Posted: Friday, 4 January 2019 @ 13:43

A recent piece in the Guardian highlighted that the number of divorce and separation cases being fought in the courts that involve children has risen, with £151m of legal aid money being spent on litigation, according to figures.

Research by solicitors Mishcon de Reya shows that more than half of parents going through divorce and separation went to court to challenge issues relating to their children. Figures from the Legal Services Commission, which manages the government's legal aid budget, show last year's costs rose more than 5% on 2007.

There are a number of issues which the research shows.

1 The Court Sysetm is clogging up. Last month Cafcass, the family court welfare service, published quarterly figures showing a 60% rise in public law case requests, with 4,236 requests made between April and September compared with 2,608 in the same period last year. In addition, the increase in proceedings is causing delays to private law cases. The research also shows that some children have turned to drug and alcohol abuse and committed crime and truancy as a direct result of experiencing family conflict involving court proceedings.

Welcome to the consequeces of family trauma.

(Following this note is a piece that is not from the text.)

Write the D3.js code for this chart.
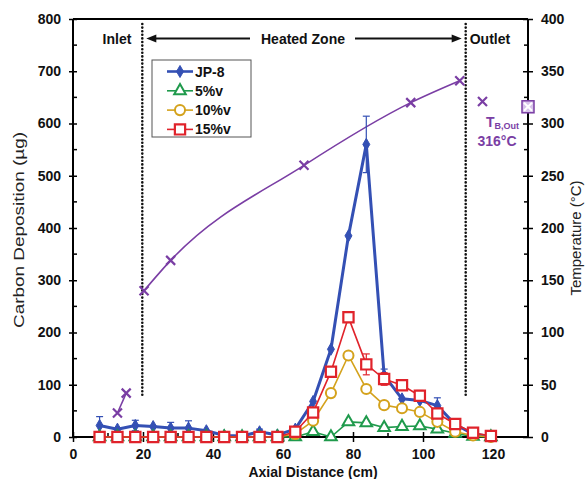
<!DOCTYPE html>
<html><head><meta charset="utf-8">
<script src="https://cdn.jsdelivr.net/npm/d3@7"></script>
<style>
body{margin:0;background:#fff}
svg{display:block}
text{font-family:"Liberation Sans",Arial,Helvetica,sans-serif}
</style>
</head><body>
<svg id="chart" width="585" height="479"></svg>
<script>
// ---------------- data ----------------
const axialPos = [7.6,12.7,17.8,22.9,27.9,33.0,38.1,43.2,48.3,53.3,58.4,63.5,68.6,73.7,78.7,83.8,88.9,94.0,99.1,104.1,109.2,114.3,119.4];
const jp8      = [22,15,22,20,17,17,12,3,2,10,4,15,68,168,385,560,118,73,70,60,24,6,1];
const jp8Err   = [17,0,10,0,11,14,0,0,0,5,0,0,0,0,0,54,12,0,0,15,0,0,0];
const v5       = [0,0,0,0,0,0,0,0,0,0,0,0,10,0,29,27,18,20,21,15,7,1,0];
const v10      = [0,0,0,0,0,0,0,0,0,0,0,6,31,84,156,92,61,55,48,29,10,3,0];
const v15      = [0,0,0,0,0,0,0,0,0,0,0,10,47,125,229,139,111,99,79,45,25,8,2];
const v15Err   = [0,0,0,0,0,0,0,0,0,0,0,0,0,0,0,20,12,8,10,0,0,0,0];

const tempInletPos  = [12.7,15.2];
const tempInlet     = [23,42];
const tempHeatedPos = [20.3,27.9,66.0,96.5,110.5];
const tempHeated    = [140,169,260,320,341];
const tempOutletPos = [117.0];
const tempOutlet    = [321];
const tempBulkPos   = [130];
const tempBulk      = [316];

const xTicks  = [0,20,40,60,80,100,120];
const yLTicks = [0,100,200,300,400,500,600,700,800];
const yRTicks = [0,50,100,150,200,250,300,350,400];
const inletEdge = 19.8, outletEdge = 112.2;

const seriesNames = ["JP-8","5%v","10%v","15%v"];

// ---------------- setup ----------------
const svg = d3.select("#chart");
const x  = d3.scaleLinear().domain([0,130]).range([73,528]);
const yL = d3.scaleLinear().domain([0,800]).range([437,19]);
const yR = d3.scaleLinear().domain([0,400]).range([437,19]);

const BLUE="#3450b4", GREEN="#1f9a4c", GOLD="#d4a21c", RED="#e0232b", PURPLE="#7a3ea4";
function bold(sel, size){ return sel.attr("font-weight","bold").attr("font-size",(size||14)+"px"); }

// frame: top line
svg.append("line").attr("x1",x(0)).attr("x2",x(130)).attr("y1",yL(800)).attr("y2",yL(800))
  .attr("stroke","#000").attr("stroke-width",2);

// bottom axis
const gx = svg.append("g").attr("transform",`translate(0,${yL(0)})`)
  .call(d3.axisBottom(x).tickValues(xTicks).tickSize(5).tickPadding(7).tickSizeOuter(0));
gx.selectAll(".tick line").attr("y1",-5).attr("y2",5).attr("stroke-width",1.5);
gx.selectAll(".tick text").attr("font-size","14px").attr("font-weight","bold").attr("font-family","Liberation Sans, Arial, sans-serif").attr("fill","#111");
gx.select(".domain").attr("stroke-width",2).attr("d",`M${x(0)},0H${x(130)}`);
gx.selectAll(".minor").data([10,30,50,70,90,110]).enter().append("line")
  .attr("x1",d=>x(d)).attr("x2",d=>x(d)).attr("y1",0).attr("y2",-4).attr("stroke","#000").attr("stroke-width",1.5);

// left axis
const gl = svg.append("g").attr("transform",`translate(${x(0)},0)`)
  .call(d3.axisLeft(yL).tickValues(yLTicks).tickSize(4).tickPadding(8).tickSizeOuter(0));
gl.selectAll(".tick line").attr("x1",-4).attr("x2",4).attr("stroke-width",1.5);
gl.selectAll(".tick text").attr("font-size","14px").attr("font-weight","bold").attr("font-family","Liberation Sans, Arial, sans-serif").attr("fill","#111");
gl.select(".domain").attr("stroke-width",2).attr("d",`M0,${yL(0)}V${yL(800)}`);
gl.selectAll(".minor").data(d3.range(50,800,100)).enter().append("line")
  .attr("x1",0).attr("x2",4).attr("y1",d=>yL(d)).attr("y2",d=>yL(d)).attr("stroke","#000").attr("stroke-width",1.5);

// right axis
const gr = svg.append("g").attr("transform",`translate(${x(130)},0)`)
  .call(d3.axisRight(yR).tickValues(yRTicks).tickSize(4).tickPadding(9).tickSizeOuter(0));
gr.selectAll(".tick line").attr("x1",-5).attr("x2",5).attr("stroke-width",1.5);
gr.selectAll(".tick text").attr("font-size","14px").attr("font-weight","bold").attr("font-family","Liberation Sans, Arial, sans-serif").attr("fill","#111");
gr.select(".domain").attr("stroke-width",2).attr("d",`M0,${yR(0)}V${yR(400)}`);
gr.selectAll(".minor").data(d3.range(25,400,50)).enter().append("line")
  .attr("x1",0).attr("x2",-4).attr("y1",d=>yR(d)).attr("y2",d=>yR(d)).attr("stroke","#000").attr("stroke-width",1.5);

// axis titles
bold(svg.append("text"),14).attr("x",313).attr("y",477).attr("text-anchor","middle")
  .attr("fill","#111").text("Axial Distance (cm)");
svg.append("text").attr("transform","translate(24,230) rotate(-90)").attr("text-anchor","middle")
  .attr("font-size","15px").attr("fill","#222").attr("textLength",196).attr("lengthAdjust","spacingAndGlyphs")
  .text("Carbon Deposition (µg)");
svg.append("text").attr("transform","translate(581,238) rotate(-90)").attr("text-anchor","middle")
  .attr("font-size","15px").attr("fill","#222").text("Temperature (°C)");

// zone lines
[inletEdge,outletEdge].forEach(e=>{
  svg.append("line").attr("x1",x(e)).attr("x2",x(e)).attr("y1",24).attr("y2",397)
    .attr("stroke","#111").attr("stroke-width",2.6).attr("stroke-linecap","round").attr("stroke-dasharray","0,3.6");
});
// zone labels
bold(svg.append("text")).attr("x",117).attr("y",44).attr("text-anchor","middle").attr("fill","#111").text("Inlet");
bold(svg.append("text")).attr("x",303).attr("y",44).attr("text-anchor","middle").attr("fill","#111").text("Heated Zone");
bold(svg.append("text")).attr("x",x(outletEdge)+4).attr("y",44).attr("fill","#111").text("Outlet");
// arrows
const ay = 38.5;
function arrow(x1,x2){
  const dir = Math.sign(x2-x1);
  svg.append("line").attr("x1",x1).attr("x2",x2-dir*8).attr("y1",ay).attr("y2",ay).attr("stroke","#111").attr("stroke-width",2.2);
  svg.append("path").attr("d",`M${x2},${ay}L${x2-dir*10},${ay-4}L${x2-dir*10},${ay+4}Z`).attr("fill","#111");
}
arrow(250, x(inletEdge)+4);
arrow(355, x(outletEdge)-4);

// ---------------- temperature ----------------
const gT = svg.append("g");
const tLine = d3.line().x(d=>x(d[0])).y(d=>yR(d[1]));
gT.append("path").attr("d",tLine(d3.zip(tempInletPos,tempInlet))).attr("fill","none").attr("stroke",PURPLE).attr("stroke-width",1.6);
gT.append("path").attr("d",d3.line().x(d=>x(d[0])).y(d=>yR(d[1])).curve(d3.curveMonotoneX)(d3.zip(tempHeatedPos,tempHeated)))
  .attr("fill","none").attr("stroke",PURPLE).attr("stroke-width",1.6);
function xMark(px,py,s){
  gT.append("path").attr("d",`M${px-s},${py-s}L${px+s},${py+s}M${px-s},${py+s}L${px+s},${py-s}`)
    .attr("stroke",PURPLE).attr("stroke-width",2.2).attr("fill","none");
}
d3.zip(tempInletPos.concat(tempHeatedPos,tempOutletPos), tempInlet.concat(tempHeated,tempOutlet))
  .forEach(d=>xMark(x(d[0]),yR(d[1]),4.5));
d3.zip(tempBulkPos,tempBulk).forEach(d=>{
  const px=x(d[0]), py=yR(d[1]);
  gT.append("rect").attr("x",px-6).attr("y",py-6).attr("width",12).attr("height",12)
    .attr("fill","#d8c4ea").attr("stroke",PURPLE).attr("stroke-width",1.5);
  gT.append("path").attr("d",`M${px-4},${py-4}L${px+4},${py+4}M${px-4},${py+4}L${px+4},${py-4}`)
    .attr("stroke","#fff").attr("stroke-width",2);
});
const tb = svg.append("text").attr("x",486).attr("y",127).attr("fill",PURPLE).attr("font-weight","bold");
tb.append("tspan").attr("font-size","14px").text("T");
tb.append("tspan").attr("font-size","9px").attr("dy",1.5).text("B,Out");
bold(svg.append("text")).attr("x",497).attr("y",146).attr("text-anchor","middle").attr("fill",PURPLE).text("316°C");

// ---------------- deposition series ----------------
const line = d3.line().x(d=>x(d[0])).y(d=>yL(d[1]));
function errorBars(vals, errs, color){
  const g = svg.append("g").attr("stroke",color).attr("stroke-width",1.2);
  axialPos.forEach((p,i)=>{
    if(!errs[i]) return;
    const px=x(p), y1=yL(vals[i]+errs[i]), y2=yL(Math.max(0,vals[i]-errs[i]));
    g.append("line").attr("x1",px).attr("x2",px).attr("y1",y1).attr("y2",y2);
    g.append("line").attr("x1",px-3.5).attr("x2",px+3.5).attr("y1",y1).attr("y2",y1);
    g.append("line").attr("x1",px-3.5).attr("x2",px+3.5).attr("y1",y2).attr("y2",y2);
  });
}
const sym = {
  diamond: d3.symbol().type(d3.symbolDiamond).size(42),
  triangle: d3.symbol().type(d3.symbolTriangle).size(58),
  circle: d3.symbol().type(d3.symbolCircle).size(80),
  square: d3.symbol().type(d3.symbolSquare).size(105)
};
const series = [
  {name:seriesNames[0], vals:jp8, color:BLUE, width:3, sym:sym.diamond, fill:BLUE, sw:1, err:jp8Err},
  {name:seriesNames[1], vals:v5,  color:GREEN, width:1.6, sym:sym.triangle, fill:"#fff", sw:2, err:null},
  {name:seriesNames[2], vals:v10, color:GOLD, width:1.6, sym:sym.circle, fill:"#fff", sw:2, err:null},
  {name:seriesNames[3], vals:v15, color:RED, width:1.6, sym:sym.square, fill:"#fff", sw:2.2, err:v15Err}
];
series.forEach(s=>{
  if(s.err) errorBars(s.vals, s.err, s.color);
  svg.append("path").attr("d",line(d3.zip(axialPos,s.vals))).attr("fill","none")
    .attr("stroke",s.color).attr("stroke-width",s.width).attr("stroke-linejoin","round");
  svg.append("g").selectAll("path").data(d3.zip(axialPos,s.vals)).enter().append("path")
    .attr("d",s.sym).attr("transform",d=>`translate(${x(d[0])},${yL(d[1])})`)
    .attr("fill",s.fill).attr("stroke",s.color).attr("stroke-width",s.sw);
});

// ---------------- legend ----------------
const lg = svg.append("g");
lg.append("rect").attr("x",152).attr("y",60).attr("width",99).attr("height",77)
  .attr("fill","#fff").attr("stroke","#555").attr("stroke-width",1);
series.forEach((s,i)=>{
  const ly = 71.5 + i*19.3;
  lg.append("line").attr("x1",167).attr("x2",193).attr("y1",ly).attr("y2",ly).attr("stroke",s.color).attr("stroke-width",s.width>2?2.6:1.6);
  lg.append("path").attr("d",s.sym).attr("transform",`translate(180,${ly})`).attr("fill",s.fill).attr("stroke",s.color).attr("stroke-width",s.sw);
  bold(lg.append("text")).attr("x",195).attr("y",ly+5).attr("fill","#111").text(s.name);
});
</script>
</body></html>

2. The government is pushing mediation. "The breakdown of a family is an extremely distressing time for all involved, particularly children, which is why I am determined that courts should be the last resort", said the legal aid minister, Lord Bach. "Sadly that is currently not the case, with only one in five legal aid clients experiencing a family dispute opting for the benefits that mediation can bring...Mediation is proven to provide a much quicker and less traumatic process than appearing in a family court for many, and so provides a more satisfactory conclusion for all involved as a result."

3. Mediation is becoming a box tickling exercise. "Mediation is mandatory in order to get legal aid but it's much more of a box-ticking exercise," said Sandra Davies a lawyer at a top London law firm.  "The better way is to try to encourage parents to focus on their children in a less acrimonious litigious and confrontational atmosphere, to reduce pressures on the courts, and avoid pressures on Cafcass."

I do not disagree with what Ms Davies says, but what do you do if the parties cannot be encouraged to think about the chilldren.In particular:

1 Lawyers can encourage the parties to not think about litigation and seek to be "sensible". However, not all parties are legally represented and the lawyer may have an inherent fear of confronting the client as to do may mean that the client will be dissatisfied about paying the lawyer's bill. 

2 There are limitations to what the lawyer can do. Sometimes you need the parties to be together in the mediation setting so that they can fully identify the issues.

3 Sometimes the conflict can be a good thing and desirable despite the impcat on the children as it is a way for the parties to grieve over the loss of the marriage/relationship. What the mediator can do is to help the parties identify their grief and let them move on.